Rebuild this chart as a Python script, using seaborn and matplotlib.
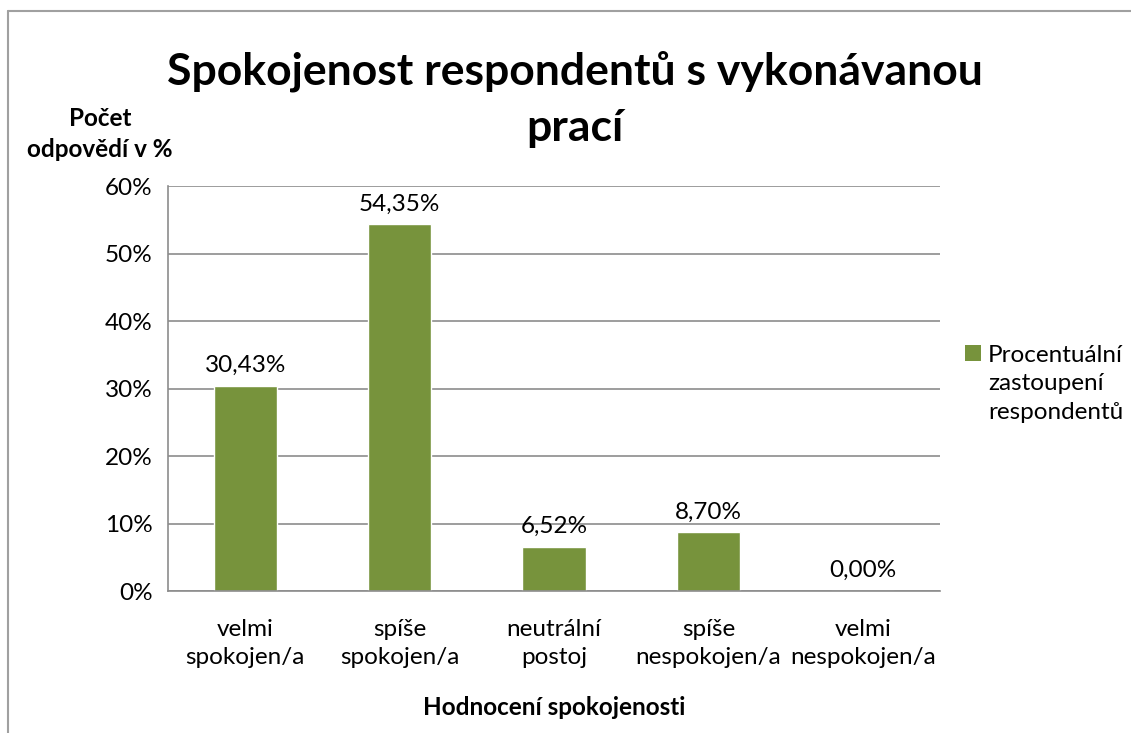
import pandas as pd
import seaborn as sns
from matplotlib import pyplot as plt
from matplotlib.lines import Line2D
from matplotlib.patches import Patch

categories = ["velmi\nspokojen/a", "spíše\nspokojen/a", "neutrální\npostoj",
              "spíše\nnespokojen/a", "velmi\nnespokojen/a"]
values = [30.43, 54.35, 6.52, 8.70, 0.00]
y_ticks = [0, 10, 20, 30, 40, 50, 60]
series_name = "Procentuální\nzastoupení\nrespondentů"

green = "#77933C"
grey = "#8C8C8C"
fs = 17.5

sns.set_style("white")
plt.rcParams["font.family"] = ["Lato", "DejaVu Sans"]
plt.rcParams["text.color"] = "black"
plt.rcParams["axes.labelcolor"] = "black"
plt.rcParams["xtick.labelcolor"] = "black"
plt.rcParams["ytick.labelcolor"] = "black"

df = pd.DataFrame({"kategorie": categories, "hodnota": values})

fig = plt.figure(figsize=(11.31, 7.33), dpi=100)
ax = fig.add_axes([0.1485, 0.1937, 0.6826, 0.5525])

sns.barplot(data=df, x="kategorie", y="hodnota", color=green, width=0.41,
            saturation=1, ax=ax)

ax.set_ylim(0, 60)
ax.set_xlim(-0.5, 4.5)
ax.set_yticks(y_ticks)
ax.set_yticklabels([f"{t}%" for t in y_ticks], fontsize=fs)
ax.yaxis.grid(True, color=grey, linewidth=1.2)
ax.set_axisbelow(True)

# category boundary ticks on x axis
ax.set_xticks([i - 0.5 for i in range(len(categories) + 1)], minor=True)
ax.set_xticks(range(len(categories)))
ax.set_xticklabels(categories, fontsize=fs, linespacing=1.45)
ax.tick_params(axis="x", which="major", length=0, pad=20)
ax.tick_params(axis="x", which="minor", length=7, width=1.2, color=grey, direction="out")
ax.tick_params(axis="y", length=7, width=1.2, color=grey, direction="out", pad=4)

for s in ["top", "right"]:
    ax.spines[s].set_visible(False)
for s in ["left", "bottom"]:
    ax.spines[s].set_color(grey)
    ax.spines[s].set_linewidth(1.2)

for i, v in enumerate(values):
    ax.annotate(f"{v:.2f}%".replace(".", ","), (i, v), xytext=(0, 7),
                textcoords="offset points", ha="center", va="bottom", fontsize=fs)

ax.set_xlabel("Hodnocení spokojenosti", fontsize=fs, fontweight="bold", labelpad=20)
ax.set_ylabel("")

fig.text(575 / 1131, 1 - 99 / 733, "Spokojenost respondentů s vykonávanou\nprací",
         ha="center", va="center", fontsize=32, fontweight="bold", linespacing=1.48)
fig.text(100 / 1131, 1 - 134 / 733, "Počet\nodpovědí v %", ha="center", va="center",
         fontsize=fs, fontweight="bold", linespacing=1.45)

handle = Patch(facecolor=green, edgecolor="none")
leg = fig.legend([handle], [series_name], loc="center left",
                 bbox_to_anchor=(965 / 1131, 1 - 384 / 733), frameon=False,
                 fontsize=fs, handlelength=0.65, handleheight=0.65, handletextpad=0.3,
                 borderaxespad=0, borderpad=0)
for t in leg.get_texts():
    t.set_linespacing(1.45)
try:
    # put the square next to the first line, like Excel does
    leg._legend_handle_box.get_children()[0].get_children()[0].align = "top"
except Exception:
    pass

# outer chart frame (left and top edges visible)
fig.add_artist(Line2D([8 / 1131, 8 / 1131], [0, 1 - 11 / 733], color="#A0A0A0",
                      linewidth=1.5, transform=fig.transFigure))
fig.add_artist(Line2D([8 / 1131, 1], [1 - 11 / 733, 1 - 11 / 733], color="#A0A0A0",
                      linewidth=1.5, transform=fig.transFigure))

fig.savefig("out.png", dpi=100)
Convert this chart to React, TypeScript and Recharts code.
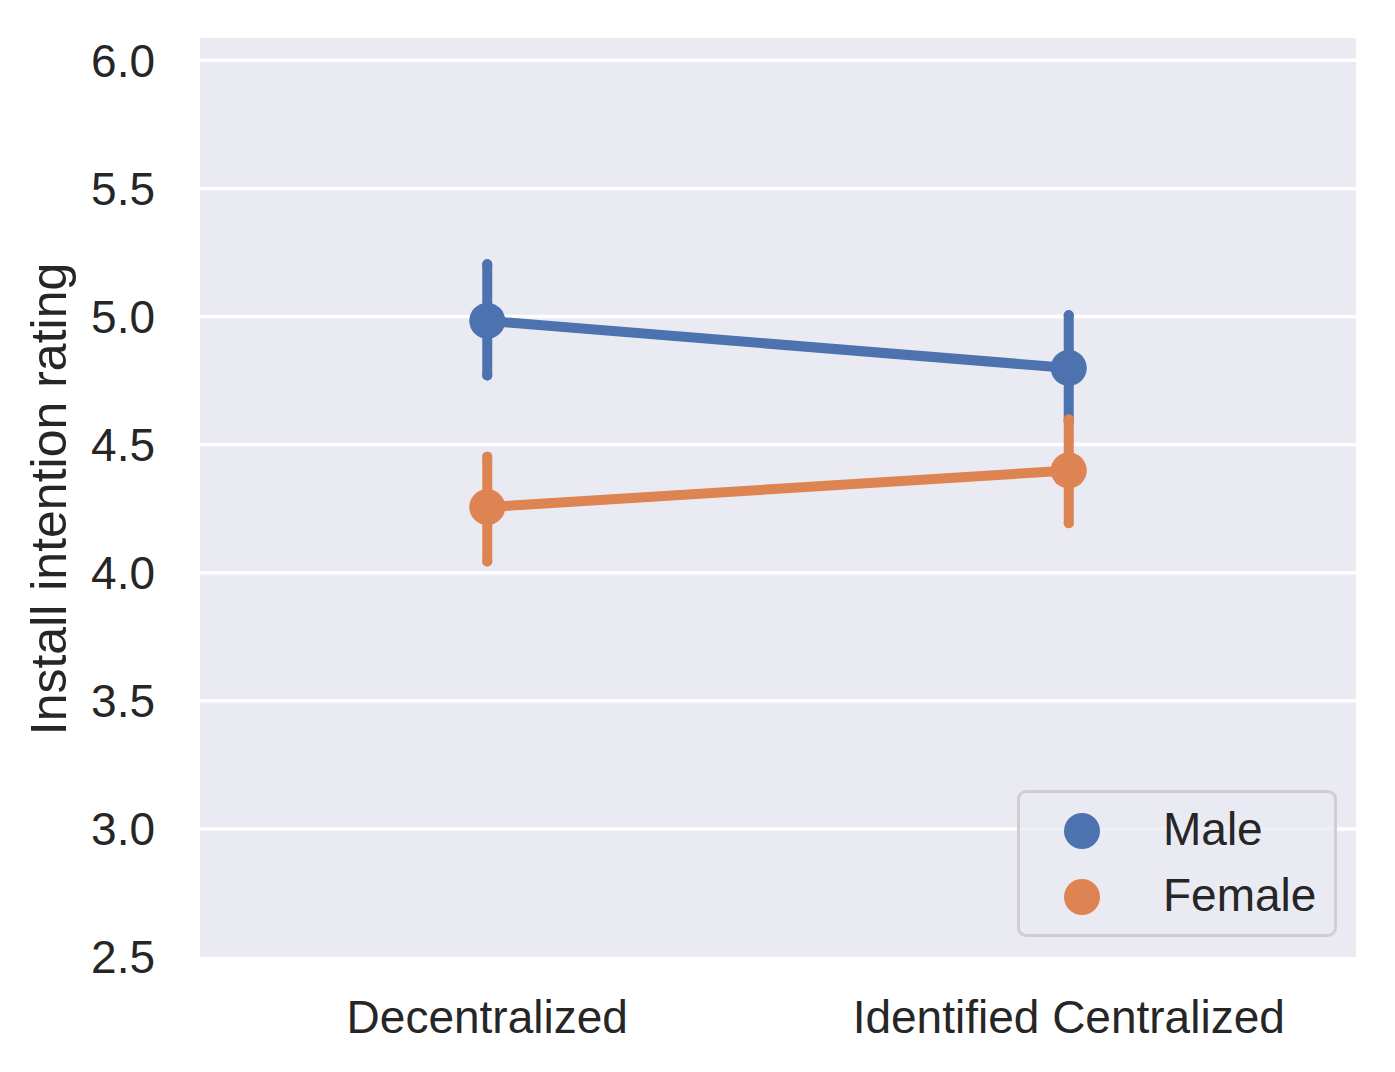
import { ComposedChart, Line, XAxis, YAxis, CartesianGrid, ErrorBar, Legend, Label } from 'recharts'

const categories = ['Decentralized', 'Identified Centralized']

// point estimates and CI bounds per category
const maleMean = [4.983, 4.799]
const maleLow = [4.77, 4.59]
const maleHigh = [5.204, 5.005]

const femaleMean = [4.256, 4.399]
const femaleLow = [4.044, 4.193]
const femaleHigh = [4.453, 4.598]

const yTicks = [2.5, 3.0, 3.5, 4.0, 4.5, 5.0, 5.5, 6.0]
const gridValues = [3.0, 3.5, 4.0, 4.5, 5.0, 5.5, 6.0]

const SERIES = [
  { key: 'male', name: 'Male', color: '#4C72B0' },
  { key: 'female', name: 'Female', color: '#DD8452' },
]

const FONT = '"Liberation Sans", Arial, sans-serif'
const TEXT = '#262626'

const data = categories.map((c, i) => ({
  idx: i,
  name: c,
  male: maleMean[i],
  maleErr: [maleMean[i] - maleLow[i], maleHigh[i] - maleMean[i]],
  female: femaleMean[i],
  femaleErr: [femaleMean[i] - femaleLow[i], femaleHigh[i] - femaleMean[i]],
}))

function LegendBox() {
  return (
    <div
      style={{
        position: 'relative',
        width: 320,
        height: 147,
        boxSizing: 'border-box',
        border: '3px solid #cfcfcf',
        borderRadius: 9,
        background: 'rgba(234,234,242,0.8)',
        fontFamily: FONT,
      }}
    >
      {SERIES.map((s, i) => (
        <div key={s.key}>
          <div
            style={{
              position: 'absolute',
              left: 44,
              top: 20 + i * 66,
              width: 36,
              height: 36,
              borderRadius: '50%',
              background: s.color,
            }}
          />
          <span
            style={{
              position: 'absolute',
              left: 143,
              top: 13 + i * 66,
              fontSize: 46,
              lineHeight: '46px',
              color: TEXT,
              whiteSpace: 'nowrap',
            }}
          >
            {s.name}
          </span>
        </div>
      ))}
    </div>
  )
}

export default function App() {
  return (
    <div style={{ position: 'absolute', left: 0, top: 0, background: '#fff' }}>
      <ComposedChart
        width={1395}
        height={1072}
        data={data}
        margin={{ top: 38, right: 39, bottom: 0, left: 0 }}
      >
        <CartesianGrid
          fill="#EAEAF2"
          stroke="#ffffff"
          strokeWidth={3.5}
          vertical={false}
          horizontalValues={gridValues}
        />
        <XAxis
          dataKey="idx"
          type="number"
          domain={[-0.494, 1.494]}
          ticks={[0, 1]}
          tickFormatter={(v) => categories[v] ?? ''}
          axisLine={false}
          tickLine={false}
          tickSize={0}
          tickMargin={43}
          height={115}
          allowDataOverflow
          tick={{ fill: TEXT, fontSize: 46, fontFamily: FONT }}
        />
        <YAxis
          type="number"
          domain={[2.5, 6.087]}
          ticks={yTicks}
          tickFormatter={(v) => Number(v).toFixed(1)}
          axisLine={false}
          tickLine={false}
          tickSize={0}
          tickMargin={45}
          width={200}
          tick={{ fill: TEXT, fontSize: 46, fontFamily: FONT }}
        >
          <Label
            content={() => (
              <text
                x={66}
                y={499}
                transform="rotate(-90 66 499)"
                textAnchor="middle"
                fill={TEXT}
                fontSize={50}
                fontFamily={FONT}
              >
                Install intention rating
              </text>
            )}
          />
        </YAxis>
        {SERIES.map((s) => (
          <Line
            key={s.key}
            dataKey={s.key}
            name={s.name}
            type="linear"
            stroke={s.color}
            strokeWidth={10}
            dot={{ r: 18, fill: s.color, stroke: s.color, strokeWidth: 0 }}
            activeDot={false}
            isAnimationActive={false}
          >
            <ErrorBar
              dataKey={`${s.key}Err`}
              direction="y"
              width={0}
              stroke={s.color}
              strokeWidth={10}
              strokeLinecap="round"
            />
          </Line>
        ))}
        <Legend
          layout="horizontal"
          verticalAlign="middle"
          align="center"
          wrapperStyle={{ left: 1017, top: 790, width: 320, height: 147 }}
          content={() => <LegendBox />}
        />
      </ComposedChart>
    </div>
  )
}
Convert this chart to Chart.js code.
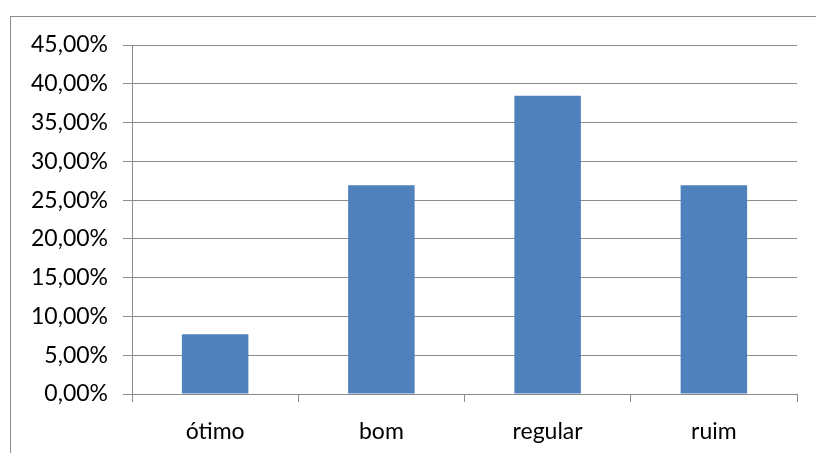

Exercise details
In the listing above, find the line containing "Convert this chart to React, TypeScript" and the line containing "const categories = ['Decentralized', 'Identified", then write out both of them and every line between, exactly, with no pictures.

Finished exercise
Convert this chart to React, TypeScript and Recharts code.
import { ComposedChart, Line, XAxis, YAxis, CartesianGrid, ErrorBar, Legend, Label } from 'recharts'

const categories = ['Decentralized', 'Identified Centralized']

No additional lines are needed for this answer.